Set problem: Go through the records below from the first line and print each one exactly, stopping after the line that contains "const CUTOFF = -12;". Do not print pictures or anything past that line.

START Stored data

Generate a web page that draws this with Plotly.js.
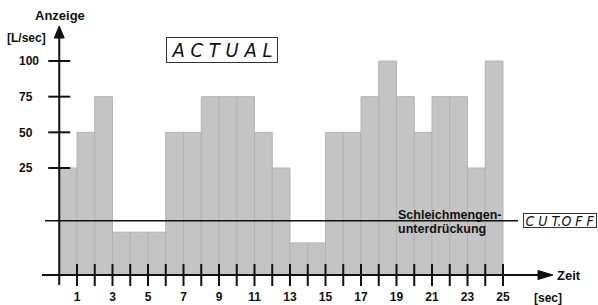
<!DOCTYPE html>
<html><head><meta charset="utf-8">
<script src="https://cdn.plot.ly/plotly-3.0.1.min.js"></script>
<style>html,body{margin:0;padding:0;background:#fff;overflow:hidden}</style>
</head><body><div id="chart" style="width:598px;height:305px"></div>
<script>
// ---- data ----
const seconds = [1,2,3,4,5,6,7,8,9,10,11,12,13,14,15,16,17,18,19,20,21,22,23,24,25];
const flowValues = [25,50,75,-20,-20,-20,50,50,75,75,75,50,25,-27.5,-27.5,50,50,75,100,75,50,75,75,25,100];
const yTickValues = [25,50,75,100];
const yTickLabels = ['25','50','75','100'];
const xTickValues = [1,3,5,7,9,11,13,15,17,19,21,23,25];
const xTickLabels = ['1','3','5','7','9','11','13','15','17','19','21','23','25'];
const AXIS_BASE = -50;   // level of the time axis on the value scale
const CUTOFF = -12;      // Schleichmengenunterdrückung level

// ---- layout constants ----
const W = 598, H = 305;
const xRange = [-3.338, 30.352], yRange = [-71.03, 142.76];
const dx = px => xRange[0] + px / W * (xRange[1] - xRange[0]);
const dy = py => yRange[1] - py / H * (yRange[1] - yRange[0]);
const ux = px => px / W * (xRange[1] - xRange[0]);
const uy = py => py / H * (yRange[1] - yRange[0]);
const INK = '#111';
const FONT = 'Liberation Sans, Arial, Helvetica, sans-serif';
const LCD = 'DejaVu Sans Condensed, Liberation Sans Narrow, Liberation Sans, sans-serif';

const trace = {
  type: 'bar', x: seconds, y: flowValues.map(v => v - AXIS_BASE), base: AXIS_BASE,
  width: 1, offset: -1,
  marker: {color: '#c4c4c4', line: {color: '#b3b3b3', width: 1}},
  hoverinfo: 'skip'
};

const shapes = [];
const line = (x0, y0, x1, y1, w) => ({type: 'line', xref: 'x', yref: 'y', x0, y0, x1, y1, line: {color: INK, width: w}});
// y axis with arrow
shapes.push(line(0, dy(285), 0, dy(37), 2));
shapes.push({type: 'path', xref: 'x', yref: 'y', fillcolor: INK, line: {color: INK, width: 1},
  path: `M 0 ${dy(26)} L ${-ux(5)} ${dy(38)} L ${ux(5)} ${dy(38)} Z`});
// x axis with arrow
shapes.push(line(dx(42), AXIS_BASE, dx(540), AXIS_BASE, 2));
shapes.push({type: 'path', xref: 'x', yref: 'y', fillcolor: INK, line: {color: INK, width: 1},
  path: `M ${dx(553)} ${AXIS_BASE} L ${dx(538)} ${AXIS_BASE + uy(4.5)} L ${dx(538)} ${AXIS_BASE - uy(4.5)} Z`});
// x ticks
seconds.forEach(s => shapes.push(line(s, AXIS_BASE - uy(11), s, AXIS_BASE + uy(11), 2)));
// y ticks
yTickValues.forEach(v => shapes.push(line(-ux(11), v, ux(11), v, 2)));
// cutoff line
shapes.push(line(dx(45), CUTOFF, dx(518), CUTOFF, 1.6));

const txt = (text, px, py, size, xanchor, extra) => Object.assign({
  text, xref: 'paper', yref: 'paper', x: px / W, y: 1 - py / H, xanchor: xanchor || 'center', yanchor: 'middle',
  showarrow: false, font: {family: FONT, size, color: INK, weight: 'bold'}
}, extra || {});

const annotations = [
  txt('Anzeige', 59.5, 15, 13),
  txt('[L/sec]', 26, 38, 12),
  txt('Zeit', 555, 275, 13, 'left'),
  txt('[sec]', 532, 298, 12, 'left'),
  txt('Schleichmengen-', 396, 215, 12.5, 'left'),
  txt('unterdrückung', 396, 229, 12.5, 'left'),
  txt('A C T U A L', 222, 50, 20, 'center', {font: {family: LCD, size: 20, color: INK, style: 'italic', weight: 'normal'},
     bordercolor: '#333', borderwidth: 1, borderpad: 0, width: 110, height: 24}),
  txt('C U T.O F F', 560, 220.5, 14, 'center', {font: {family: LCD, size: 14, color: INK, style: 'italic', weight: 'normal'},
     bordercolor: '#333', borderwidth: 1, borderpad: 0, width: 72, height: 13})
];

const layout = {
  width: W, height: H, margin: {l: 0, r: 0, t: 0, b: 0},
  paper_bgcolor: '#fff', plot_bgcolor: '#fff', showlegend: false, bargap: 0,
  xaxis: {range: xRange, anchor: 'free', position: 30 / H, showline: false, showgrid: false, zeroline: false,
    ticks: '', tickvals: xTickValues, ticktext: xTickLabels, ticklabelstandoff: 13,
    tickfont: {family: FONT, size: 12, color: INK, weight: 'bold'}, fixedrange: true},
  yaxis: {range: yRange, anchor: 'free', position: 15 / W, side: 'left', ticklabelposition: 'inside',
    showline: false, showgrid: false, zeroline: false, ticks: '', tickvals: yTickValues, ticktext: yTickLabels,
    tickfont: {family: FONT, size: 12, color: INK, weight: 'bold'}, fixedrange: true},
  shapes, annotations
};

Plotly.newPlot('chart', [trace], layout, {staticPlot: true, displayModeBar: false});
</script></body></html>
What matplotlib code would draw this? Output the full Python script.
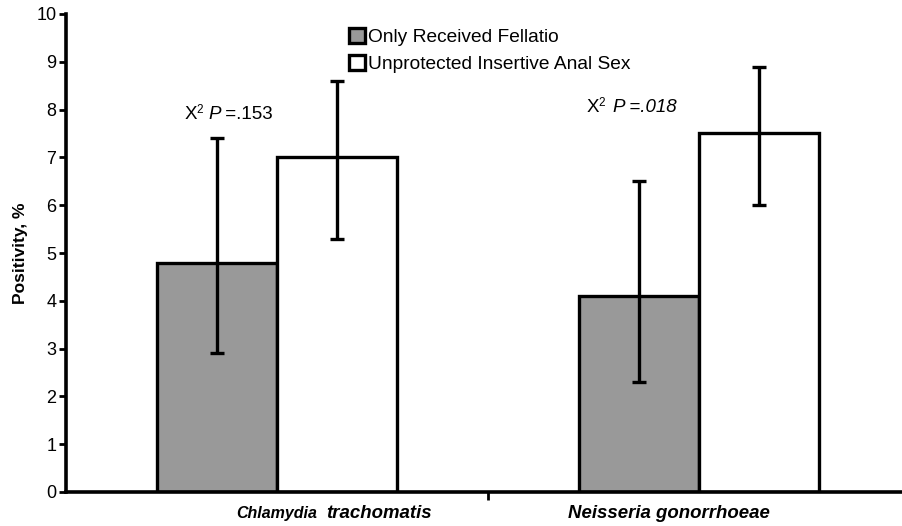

END Stored data

Written response:
Generate a web page that draws this with Plotly.js.
<!DOCTYPE html>
<html><head><meta charset="utf-8">
<script src="https://cdn.plot.ly/plotly-3.0.1.min.js"></script>
<style>html,body{margin:0;padding:0;background:#fff;overflow:hidden}</style>
</head><body><div id="chart" style="width:598px;height:305px"></div>
<script>
// ---- data ----
const seconds = [1,2,3,4,5,6,7,8,9,10,11,12,13,14,15,16,17,18,19,20,21,22,23,24,25];
const flowValues = [25,50,75,-20,-20,-20,50,50,75,75,75,50,25,-27.5,-27.5,50,50,75,100,75,50,75,75,25,100];
const yTickValues = [25,50,75,100];
const yTickLabels = ['25','50','75','100'];
const xTickValues = [1,3,5,7,9,11,13,15,17,19,21,23,25];
const xTickLabels = ['1','3','5','7','9','11','13','15','17','19','21','23','25'];
const AXIS_BASE = -50;   // level of the time axis on the value scale
const CUTOFF = -12;      // Schleichmengenunterdrückung level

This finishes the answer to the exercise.